Прошло пять часов, которые мы провели в гробовом молчании. Говорить было не о чем, да и не хотелось. Как завороженные мы смотрели в одну точку и прислушивались, мечтая и страшась одновременно уловить любой намек на изменение в состоянии Влада. В этом плане мне было легче. Стоило слегка напрячься, и я слышала происходящее в операционной. Но профессиональный сленг врачей был для меня, как латинский язык для школьника — ни одного понятного слова.
Большие настенные часы тикали, равнодушно отмеряя секунды. Если бы моё тело могло изменяться, я бы, наверное, поседела за это время. Липкий, мучительно давящий на грудь страх не отпускал. Он провел со мной каждую секунду, что отсчитали настенные часы.
Дверь операционной распахнулась, и мы как по команде вскочили на ноги. Сердце подскочило, бухнуло невпопад несколько раз и снова провалилось куда-то так глубоко, что я перестала его ощущать. У меня нет сердца — глупая мысль показалось удивительно забавной, и я едва сдержала нервный смешок. Не иначе это начало истерики.
— Вы родственники? — мужчина в белом халате выглядел еще строже: густые брови сошлись не переносице, усталые глаза смотрели сурово и внимательно. Получив утвердительный кивок, врач продолжил: — вы должны заполнить бумаги в регистратуре и ответить на пару вопросов. У молодого человека очень странный характер повреждений, — озадаченно произнес он, изучая моё окровавленное платье.

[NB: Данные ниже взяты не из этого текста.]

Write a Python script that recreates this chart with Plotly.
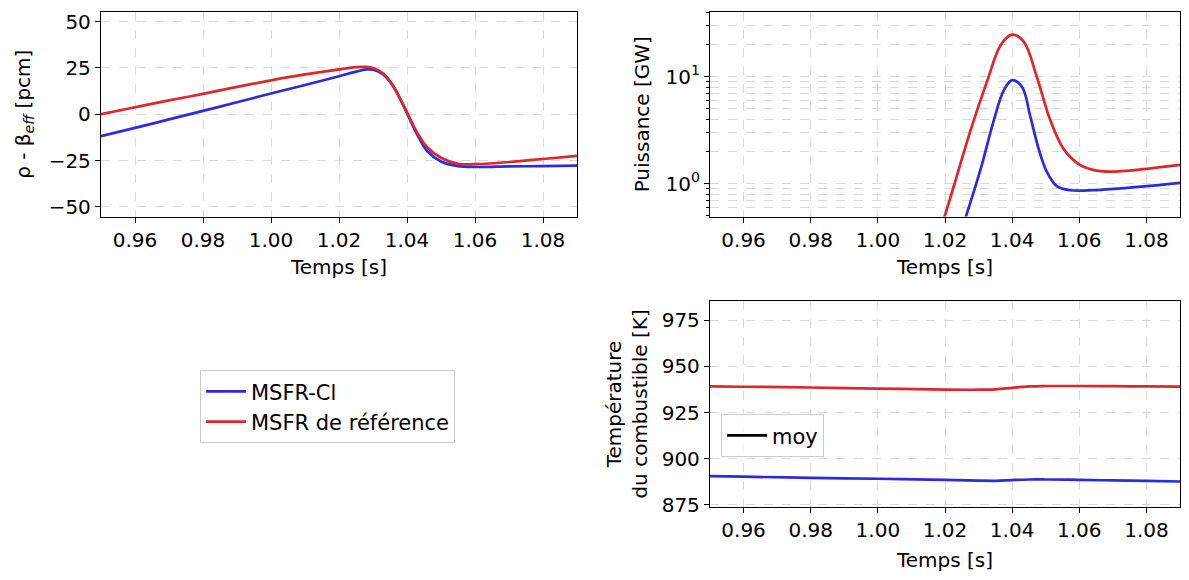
import plotly.graph_objects as go

# ---------------- data ----------------
t_rho = [0.95, 0.96, 0.97, 0.98, 0.99, 1.00, 1.01, 1.02, 1.025, 1.028, 1.03, 1.033,
         1.036, 1.04, 1.043, 1.046, 1.05, 1.055, 1.06, 1.07, 1.08, 1.09]
rho_cl = [-11.8, -7.4, -2.8, 1.8, 6.5, 11.2, 15.8, 20.5, 23.0, 24.2, 24.0, 21.5,
          15.0, 0.5, -11.0, -20.0, -25.5, -28.0, -28.5, -28.2, -28.0, -27.8]
rho_ref = [0.0, 3.8, 7.5, 11.0, 14.8, 18.3, 21.5, 24.2, 25.4, 25.6, 25.0, 22.0,
           15.0, 1.0, -10.0, -18.0, -23.5, -26.8, -27.0, -25.8, -24.2, -22.5]

t_p_ref = [1.015, 1.02, 1.0228, 1.0277, 1.0326, 1.0366, 1.04, 1.0435, 1.0474, 1.0513,
           1.0553, 1.0602, 1.0641, 1.0691, 1.08, 1.09]
p_ref = [0.16, 0.51, 0.99, 3.23, 9.2, 19.8, 24.8, 21.2, 9.86, 3.98,
         2.12, 1.50, 1.35, 1.30, 1.38, 1.50]

t_p_cl = [1.022, 1.0262, 1.0307, 1.0346, 1.0375, 1.04, 1.043, 1.0454, 1.0479, 1.0503,
          1.0533, 1.0572, 1.0641, 1.08, 1.09]
p_cl = [0.19, 0.49, 1.40, 3.98, 7.46, 9.3, 8.0, 4.27, 2.12, 1.30,
        0.95, 0.87, 0.87, 0.95, 1.02]

t_temp = [0.95, 0.96, 0.98, 1.00, 1.02, 1.03, 1.035, 1.04, 1.045, 1.05, 1.06, 1.07, 1.08, 1.09]
temp_ref = [939.2, 939.0, 938.6, 938.0, 937.5, 937.4, 937.6, 938.4, 939.2, 939.4, 939.4, 939.3, 939.2, 939.1]
temp_cl = [890.6, 890.3, 889.7, 889.2, 888.6, 888.2, 888.1, 888.5, 888.8, 888.8, 888.6, 888.3, 888.0, 887.7]

x_ticks = [0.96, 0.98, 1.00, 1.02, 1.04, 1.06, 1.08]
x_ticktext = ["0.96", "0.98", "1.00", "1.02", "1.04", "1.06", "1.08"]
rho_ticks = [-50, -25, 0, 25, 50]
rho_ticktext = ["\u221250", "\u221225", "0", "25", "50"]
p_ticks = [1, 10]
p_ticktext = ["10<sup>0</sup>", "10<sup>1</sup>"]
p_minor = [0.5, 0.6, 0.7, 0.8, 0.9, 2, 3, 4, 5, 6, 7, 8, 9, 20, 30, 40]
temp_ticks = [875, 900, 925, 950, 975]

names = ["MSFR-Cl", "MSFR de référence"]
BLUE = "#2b2be0"
RED = "#e0262b"

# ---------------- figure ----------------
fig = go.Figure()
lw = 2.7

fig.add_trace(go.Scatter(x=t_rho, y=rho_cl, mode="lines", line=dict(color=BLUE, width=lw, shape="spline"),
                         name=names[0], xaxis="x", yaxis="y", showlegend=True, legend="legend"))
fig.add_trace(go.Scatter(x=t_rho, y=rho_ref, mode="lines", line=dict(color=RED, width=lw, shape="spline"),
                         name=names[1], xaxis="x", yaxis="y", showlegend=True, legend="legend"))
fig.add_trace(go.Scatter(x=t_p_cl, y=p_cl, mode="lines", line=dict(color=BLUE, width=lw, shape="spline"),
                         name=names[0], xaxis="x2", yaxis="y2", showlegend=False))
fig.add_trace(go.Scatter(x=t_p_ref, y=p_ref, mode="lines", line=dict(color=RED, width=lw, shape="spline"),
                         name=names[1], xaxis="x2", yaxis="y2", showlegend=False))
fig.add_trace(go.Scatter(x=t_temp, y=temp_cl, mode="lines", line=dict(color=BLUE, width=lw, shape="spline"),
                         name=names[0], xaxis="x3", yaxis="y3", showlegend=False))
fig.add_trace(go.Scatter(x=t_temp, y=temp_ref, mode="lines", line=dict(color=RED, width=lw, shape="spline"),
                         name=names[1], xaxis="x3", yaxis="y3", showlegend=False))
fig.add_trace(go.Scatter(x=[None], y=[None], mode="lines", line=dict(color="black", width=lw),
                         name="moy", xaxis="x3", yaxis="y3", showlegend=True, legend="legend2"))

# page has an 8px body margin on every side: keep the figure fully inside the window
OFF = 8
W, H = 1189 - 2 * OFF, 580 - 2 * OFF
FONT = "DejaVu Sans"
FS = 20
grid = dict(showgrid=True, gridcolor="#d9d9d9", griddash="dash", gridwidth=1)
common = dict(showline=True, linecolor="black", linewidth=1.3, mirror=True,
              ticks="outside", ticklen=5, tickwidth=1.2, tickcolor="black",
              tickfont=dict(size=FS, color="black", family=FONT), zeroline=False,
              ticklabeloverflow="allow", **grid)


def px(x):
    return (x - OFF) / W


def py(y):
    return 1 - (y - OFF) / H


xl = [px(101), px(577)]
xr = [px(710), px(1180)]
ytop = [py(219), py(10)]
ybot = [py(516), py(305)]

title_font = dict(size=FS, color="black", family=FONT)
xcommon = dict(range=[0.95, 1.09], tickvals=x_ticks, ticktext=x_ticktext,
               title=dict(text="Temps [s]", font=title_font, standoff=9), **common)

fig.update_layout(
    width=W, height=H,
    margin=dict(l=0, r=0, t=0, b=0),
    paper_bgcolor="white", plot_bgcolor="white",
    font=dict(family=FONT, size=FS, color="black"),
    xaxis=dict(domain=xl, anchor="y", **xcommon),
    yaxis=dict(domain=ytop, anchor="x", range=[-55.25, 55.25], tickvals=rho_ticks, ticktext=rho_ticktext,
               title=dict(text="ρ - β<sub><i>eff</i></sub> [pcm]", font=title_font, standoff=12), **common),
    xaxis2=dict(domain=xr, anchor="y2", **xcommon),
    yaxis2=dict(domain=ytop, anchor="x2", type="log", range=[-0.306, 1.606],
                tickvals=p_ticks, ticktext=p_ticktext,
                minor=dict(tickvals=p_minor, ticks="outside", ticklen=3, tickcolor="black",
                           showgrid=True, gridcolor="#d9d9d9", griddash="dash", gridwidth=1),
                title=dict(text="Puissance [GW]", font=title_font, standoff=10), **common),
    xaxis3=dict(domain=xr, anchor="y3", **{**xcommon, "title": dict(text="Temps [s]", font=title_font, standoff=12)}),
    yaxis3=dict(domain=ybot, anchor="x3", range=[873.8, 985.6], tickvals=temp_ticks,
                title=dict(text="Température<br>du combustible [K]", font=title_font, standoff=8), **common),
    legend=dict(x=px(200), y=py(376), xanchor="left", yanchor="top",
                bgcolor="white", bordercolor="#cccccc", borderwidth=1,
                font=dict(size=21, family=FONT, color="black"), tracegroupgap=2, itemwidth=40),
    legend2=dict(x=px(721), y=py(421), xanchor="left", yanchor="top",
                 bgcolor="rgba(255,255,255,0.8)", bordercolor="#cccccc", borderwidth=1,
                 font=dict(size=21, family=FONT, color="black"), itemwidth=40),
)

fig.write_html("out.html")
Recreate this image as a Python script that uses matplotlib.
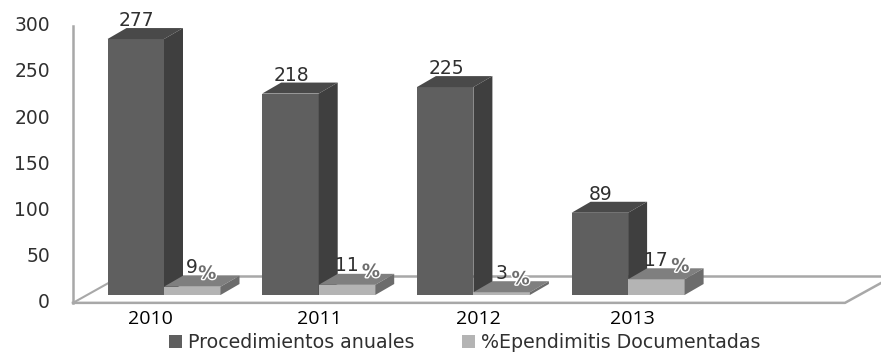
import matplotlib
matplotlib.use('Agg')
import matplotlib.pyplot as plt
from matplotlib.patches import Polygon, Patch
from matplotlib import patheffects

years = ['2010', '2011', '2012', '2013']
procedimientos = [277, 218, 225, 89]
ependimitis = [9, 11, 3, 17]
y_ticks = [0, 50, 100, 150, 200, 250, 300]

W, H = 881, 352
PX_X = 154.7        # pixels per category
PX_Y = 0.924        # pixels per unit
X0 = 164.0          # pixel of the first category centre
Y0 = 295.0          # pixel of the bar base

BAR_W = 56.5 / PX_X
DX = 19 / PX_X      # 3d depth offset of the bars
DY = 11 / PX_Y
FRONT = -8.5        # front edge of the floor, below the bar base

fig = plt.figure(figsize=(W / 100, H / 100), dpi=100)
ax = fig.add_axes([0, 0, 1, 1])
ax.set_xlim(-X0 / PX_X, (W - X0) / PX_X)
ax.set_ylim((Y0 - H) / PX_Y, Y0 / PX_Y)
ax.axis('off')


def bar3d(x, w, h, front, top, side, z):
    ax.add_patch(Polygon([(x, 0), (x + w, 0), (x + w, h), (x, h)], fc=front, ec='none', zorder=z))
    ax.add_patch(Polygon([(x, h), (x + w, h), (x + w + DX, h + DY), (x + DX, h + DY)], fc=top, ec='none', zorder=z))
    ax.add_patch(Polygon([(x + w, 0), (x + w + DX, DY), (x + w + DX, h + DY), (x + w, h)], fc=side, ec='none', zorder=z))


# floor and wall lines
axis_c = '#a8a8a8'
left = (73 - X0) / PX_X
floor_right = (845 - X0) / PX_X
floor_dx = 36 / PX_X
back = (Y0 - 276) / PX_Y
ax.plot([left, left], [FRONT, 300 + FRONT], color=axis_c, lw=1.8, zorder=1)
ax.plot([left, floor_right, floor_right + floor_dx], [FRONT, FRONT, back - 7 / PX_Y],
        color=axis_c, lw=1.8, zorder=1)
ax.plot([left, left + 48 / PX_X], [FRONT, back], color=axis_c, lw=1.5, zorder=1)
ax.plot([left + 48 / PX_X, ax.get_xlim()[1]], [back, back], color=axis_c, lw=1.8, zorder=1)

# the year labels do not sit evenly under the groups
year_nudge = [-13.5, 1, 5, 4]

for i, year in enumerate(years):
    bar3d(i - BAR_W, BAR_W, procedimientos[i], '#5f5f5f', '#494949', '#3f3f3f', 2 + i)
    bar3d(i, BAR_W, ependimitis[i], '#b4b4b4', '#7f7f7f', '#6c6c6c', 2 + i)

    ax.text(i - BAR_W / 2 + 1 / PX_X, procedimientos[i] + DY - 2.5, str(procedimientos[i]),
            ha='center', va='bottom', fontsize=13.5, color='#303030', zorder=20)
    ax.text(i + BAR_W / 2, ependimitis[i] + 19 / PX_Y, str(ependimitis[i]),
            ha='center', va='center', fontsize=13.5, color='#303030', zorder=20)
    shift = (15 if ependimitis[i] == 9 else 19 if ependimitis[i] == 3 else 24) / PX_X
    pct = ax.text(i + BAR_W / 2 + shift, ependimitis[i] + 13 / PX_Y, '%',
                  ha='center', va='center', fontsize=13, fontweight='bold', color='#6e6e6e', zorder=21)
    pct.set_path_effects([patheffects.withStroke(linewidth=2, foreground='white')])
    ax.text(i + year_nudge[i] / PX_X, (Y0 - 319) / PX_Y, year, ha='center', va='center', fontsize=14,
            family='Open Sans', color='black', zorder=20)

for t in y_ticks:
    ax.text((50 - X0) / PX_X, t + FRONT, str(t), ha='right', va='center',
            fontsize=13.5, color='#303030')

handles = [Patch(fc='#5f5f5f', ec='none'), Patch(fc='#b4b4b4', ec='none')]
ax.legend(handles, ['Procedimientos anuales', '%Ependimitis Documentadas'],
          ncol=2, loc='lower center', bbox_to_anchor=(464.5 / W, 0.0), frameon=False,
          fontsize=13.7, handlelength=0.7, handleheight=0.7, handletextpad=0.3,
          columnspacing=2.5, labelcolor='#303030', borderpad=0.0, borderaxespad=0.0)

fig.savefig('out.png', dpi=100, facecolor='white')
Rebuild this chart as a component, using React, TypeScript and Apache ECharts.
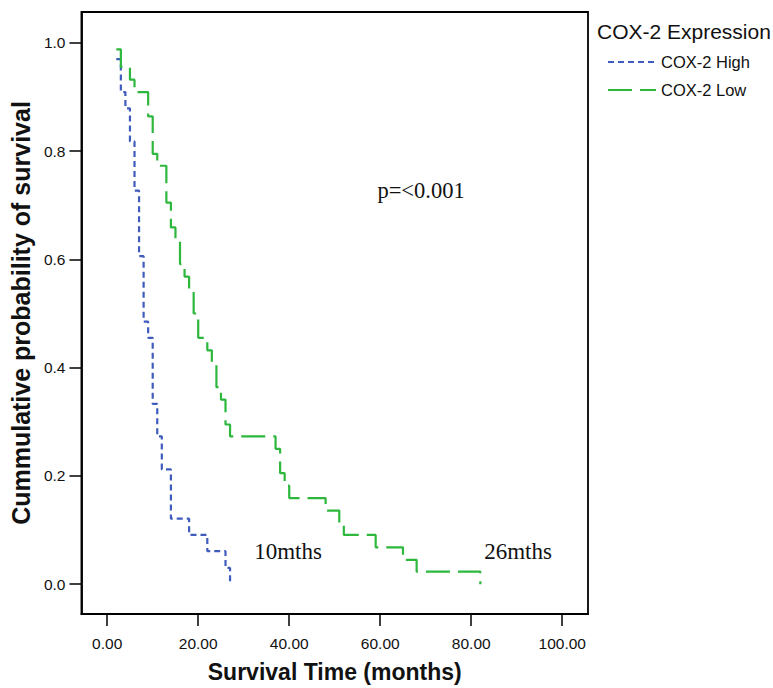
import React, { useEffect, useRef } from "react";
import * as echarts from "echarts";

// COX-2 High: event times (months) and survival after each step
const highTime = [2, 3, 4, 5, 6, 7, 8, 9, 10, 11, 12, 14, 18, 22, 26, 27];
const highSurv = [0.970, 0.909, 0.879, 0.818, 0.727, 0.606, 0.485, 0.455, 0.333, 0.273, 0.212, 0.121, 0.091, 0.061, 0.030, 0.0];

// COX-2 Low
const lowTime = [2, 3, 5, 6, 9, 10, 11, 13, 14, 15, 16, 17, 18, 19, 20, 22, 23, 24, 25, 26, 27, 37, 38, 39, 40, 48, 51, 52, 59, 65, 68, 82];
const lowSurv = [0.988, 0.955, 0.932, 0.909, 0.864, 0.795, 0.773, 0.705, 0.659, 0.636, 0.591, 0.568, 0.545, 0.500, 0.455, 0.432, 0.409, 0.364, 0.341, 0.295, 0.273, 0.250, 0.205, 0.182, 0.159, 0.136, 0.114, 0.091, 0.068, 0.045, 0.023, 0.0];

const xTicks = [0, 20, 40, 60, 80, 100];
const yTicks = [0, 0.2, 0.4, 0.6, 0.8, 1.0];

const seriesNames = ["COX-2 High", "COX-2 Low"];
const legendTitle = "COX-2 Expression";
const xName = "Survival Time (months)";
const yName = "Cummulative probability of survival";
const pText = "p=<0.001";
const highMedian = "10mths";
const lowMedian = "26mths";

const SANS = "'Liberation Sans', Arial, sans-serif";
const SERIF = "'Liberation Serif', 'Times New Roman', serif";

export default function App() {
  const ref = useRef<HTMLDivElement>(null);
  useEffect(() => {
    if (!ref.current) return;
    const chart = echarts.init(ref.current, undefined, { renderer: "svg" });
    const highData = highTime.map((t, i) => [t, highSurv[i]]);
    const lowData = lowTime.map((t, i) => [t, lowSurv[i]]);
    chart.setOption({
      animation: false,
      backgroundColor: "#fff",
      title: {
        text: legendTitle,
        left: 592,
        top: 16,
        textStyle: { fontFamily: SANS, fontSize: 21, fontWeight: "normal", color: "#111" },
      },
      legend: {
        orient: "vertical",
        left: 602,
        top: 47,
        itemWidth: 48,
        itemHeight: 20,
        itemGap: 8,
        data: seriesNames,
        itemStyle: { opacity: 0 },
        textStyle: { fontFamily: SANS, fontSize: 16.5, color: "#111", lineHeight: 20 },
      },
      grid: {
        left: 77,
        right: 185,
        top: 12,
        bottom: 71,
        show: true,
        borderColor: "#000",
        borderWidth: 1.8,
        backgroundColor: "transparent",
        containLabel: false,
      },
      xAxis: {
        type: "value",
        min: -5.66,
        max: 105.66,
        name: xName,
        nameLocation: "middle",
        nameGap: 46,
        nameTextStyle: { fontFamily: SANS, fontSize: 23, fontWeight: "bold", color: "#111" },
        axisLine: { show: true, onZero: false, lineStyle: { color: "#000", width: 1.8 } },
        axisTick: { show: true, length: 12, customValues: xTicks, lineStyle: { color: "#000", width: 1.5 } },
        axisLabel: {
          customValues: xTicks,
          margin: 21,
          fontFamily: SANS,
          fontSize: 15.5,
          color: "#111",
          formatter: (v: number) => v.toFixed(2),
        },
        splitLine: { show: false },
      },
      yAxis: {
        type: "value",
        min: -0.0551,
        max: 1.057,
        name: yName,
        nameLocation: "middle",
        nameGap: 45,
        nameTextStyle: { fontFamily: SANS, fontSize: 25, fontWeight: "bold", color: "#111" },
        axisLine: { show: true, onZero: false, lineStyle: { color: "#000", width: 1.8 } },
        axisTick: { show: true, length: 12, customValues: yTicks, lineStyle: { color: "#000", width: 1.5 } },
        axisLabel: {
          customValues: yTicks,
          margin: 16,
          fontFamily: SANS,
          fontSize: 15.5,
          color: "#111",
          formatter: (v: number) => v.toFixed(1),
        },
        splitLine: { show: false },
      },
      series: [
        {
          name: seriesNames[0],
          type: "line",
          step: "end",
          data: highData,
          symbol: "none",
          color: "#3f5cbd",
          lineStyle: { color: "#3f5cbd", width: 2.2, type: [6, 4] },
        },
        {
          name: seriesNames[1],
          type: "line",
          step: "end",
          data: lowData,
          symbol: "none",
          color: "#2db83d",
          lineStyle: { color: "#2db83d", width: 2.2, type: [24, 8] },
        },
      ],
      graphic: [
        {
          type: "text",
          x: 421,
          y: 190,
          style: { text: pText, fontFamily: SERIF, fontSize: 22.5, fill: "#111", textAlign: "center", textVerticalAlign: "middle" },
        },
        {
          type: "text",
          x: 288,
          y: 551,
          style: { text: highMedian, fontFamily: SERIF, fontSize: 23, fill: "#111", textAlign: "center", textVerticalAlign: "middle" },
        },
        {
          type: "text",
          x: 518,
          y: 551,
          style: { text: lowMedian, fontFamily: SERIF, fontSize: 23, fill: "#111", textAlign: "center", textVerticalAlign: "middle" },
        },
      ],
    });
    return () => chart.dispose();
  }, []);
  return (
    <div
      ref={ref}
      style={{ position: "fixed", left: 0, top: 0, width: 773, height: 688, background: "#fff" }}
    />
  );
}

— Конечно, доктор, так мы и поступим, — скороговоркой выпалил Виктор. — Только скажите как он?
Глаза врача из серьезных сделались печальными. Уверена, доктор не любит сообщать плохие новости. Я прислонилась к стене, чтобы не упасть, по убыстрившемуся сердцебиению хирурга уже догадываясь, каким будет ответ. Вот бы очутиться где-нибудь подальше от этого вонючего коридора. Сидеть в обнимку с Владом на веранде старого дома и ни о чем не думать, просто наслаждаться обществом друг другом. Только пока любимый рядом такие вещи не замечаешь. Кажется, еще все впереди, все можно успеть, а теперь… а что теперь? Всего-то и осталось смотреть на слабонервного доктора и выслушивать его неблагоприятные прогнозы, будто человек — атмосферный циклон, а он — Гидрометцентр.
— Боюсь, рана слишком серьезная. Плюс сказалась большая потеря крови, — начал хирург издалека. Захотелось схватить его за горло и выдавить по капле правду. — Мы сделали все возможное, но он очень плох и вряд ли долго протянет.
Протянет? Что за слово такое? Я дернулась вперед, мечтая вцепиться в доктора как клещ, но крепкая рука Виктора удержала меня, и я повисла на этой вновь обретенной опоре.
— Мы можем его увидеть? — сипло поинтересовался охотник, прижимая меня к себе.
— Конечно, — хирург закивал, как болванчик. — Его сейчас переведут в отдельную палату. Можете находиться там сколько пожелаете.
Виктор практически донес меня до палаты и чуть ли не силой втащил внутрь, так как я вдруг испугалась заходить. Влад лежал на молочно-белых простынях, укрытый таким же одеялом. Цвет его кожи практически сливалась с пододеяльником. Опутанный со всех сторон проводами и трубочками, он выглядел таким хрупким, словно сделан из тончайшего фарфора.
— Он нас слышит? — спросила я шепотом, шагнув ближе к кровати.
— Доктор сказал, что комы нет, и он придет в себя, как только действие наркоза закончится.
— Но ведь это хорошо, что нет комы? — поинтересовалась я, чуть ли не умоляя охотника ответить «да».
— Само собой.
И снова потянулись часы ожидания. Вскоре приехали остальные. Отсутствовал только Андрей. Он прятался от намечающегося на горизонте рассвета. Ксюша выглядела плохо: взгляд был пустым и отрешенным. Она успела переодеться в привычные джинсы и привезла мне сменку. В палате имелся небольшой санузел, я поменяла испорченное платье на лосины и приталенную рубашку, доходящую до середины бедра. Умылась и кое-как причесалась. Казалось, если занимать привычными делами, то все опять придет в норму. Мир обретет привычные очертания, но стоит на мгновение остановиться и отчаянье накроет с головой.
Ксения помогла мне переодеться и рассказала, что они похоронили Оксану и Игоря за старой церковью. Там есть небольшое кладбище, им уже давно никто не пользуется. Именно на нем нашли свой последний приют её мать и малознакомый нам охотник.
За прошедшую ночь девушка осунулась и даже подурнела. Рыжие волосы напоминали паклю, глаза потухли и запали. Некогда молочная кожа отливала желтизной.